首先根据hash值取一个entry,再从entry里取值,这里最终通过getLiveValue函数实现,该函数会检测value是否过期。如果过期了或者没有值,就会走到函数的结束地方,调用lockedGetOrLoad方法load值。如果没有过期,那么接着会检测该值是否需要刷新,由函数scheduleRefresh实现。
/**
* Gets the value from an entry. Returns null if the entry is invalid, partially-collected,
* loading, or expired.
*/
V getLiveValue(ReferenceEntry<K, V> entry, long now) {
if (entry.getKey() == null) {
tryDrainReferenceQueues();
return null;
}
V value = entry.getValueReference().get();
if (value == null) {
tryDrainReferenceQueues();
return null;
}
if (map.isExpired(entry, now)) {
tryExpireEntries(now);
return null;
}
return value;
}
这里通过调用isExpired函数检测是否过期:
/** Returns true if the entry has expired. */
boolean isExpired(ReferenceEntry<K, V> entry, long now) {
checkNotNull(entry);
if (expiresAfterAccess() && (now - entry.getAccessTime() >= expireAfterAccessNanos)) {
return true;
}
if (expiresAfterWrite() && (now - entry.getWriteTime() >= expireAfterWriteNanos)) {
return true;
}
return false;
}
isExpired会根据创建cache时的配置来判定过期。
一旦认定过期了,就会调用下面的函数来处理过期:
/** Cleanup expired entries when the lock is available. */
void tryExpireEntries(long now) {
if (tryLock()) {
try {
expireEntries(now);
} finally {
unlock();
// don't call postWriteCleanup as we're in a read
}
}
}
@GuardedBy("this")
void expireEntries(long now) {
drainRecencyQueue();
ReferenceEntry<K, V> e;
while ((e = writeQueue.peek()) != null && map.isExpired(e, now)) {
if (!removeEntry(e, e.getHash(), RemovalCause.EXPIRED)) {
throw new AssertionError();
}
}
while ((e = accessQueue.peek()) != null && map.isExpired(e, now)) {
if (!removeEntry(e, e.getHash(), RemovalCause.EXPIRED)) {
throw new AssertionError();
}
}
}
cache会维护两个队列来记录操作cache的所有动作,access或者write。遍历一遍队列,淘汰掉过期的。如果过期了getLiveValue会返回null,否则返回相应的value。

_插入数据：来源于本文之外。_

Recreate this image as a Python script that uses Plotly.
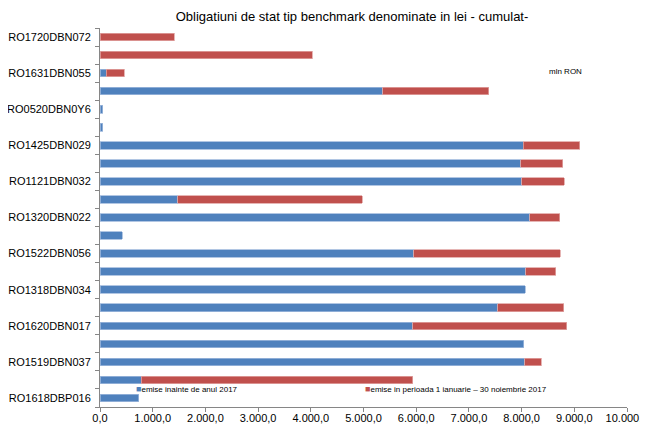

所以get方法在getLiveValue调用完以后会检测是否为null。
如果不为null,说明没有过期,接下来就会判断是否需要刷新。
V scheduleRefresh(
ReferenceEntry<K, V> entry,
K key,
int hash,
V oldValue,
long now,
CacheLoader<? super K, V> loader) {
if (map.refreshes()
&& (now - entry.getWriteTime() > map.refreshNanos)
&& !entry.getValueReference().isLoading()) {
V newValue = refresh(key, hash, loader, true);
if (newValue != null) {
return newValue;
}
}
return oldValue;
}
如果不在更新,且达到了刷新阈值,就会refresh。
/**
* Refreshes the value associated with {@code key}, unless another thread is already doing so.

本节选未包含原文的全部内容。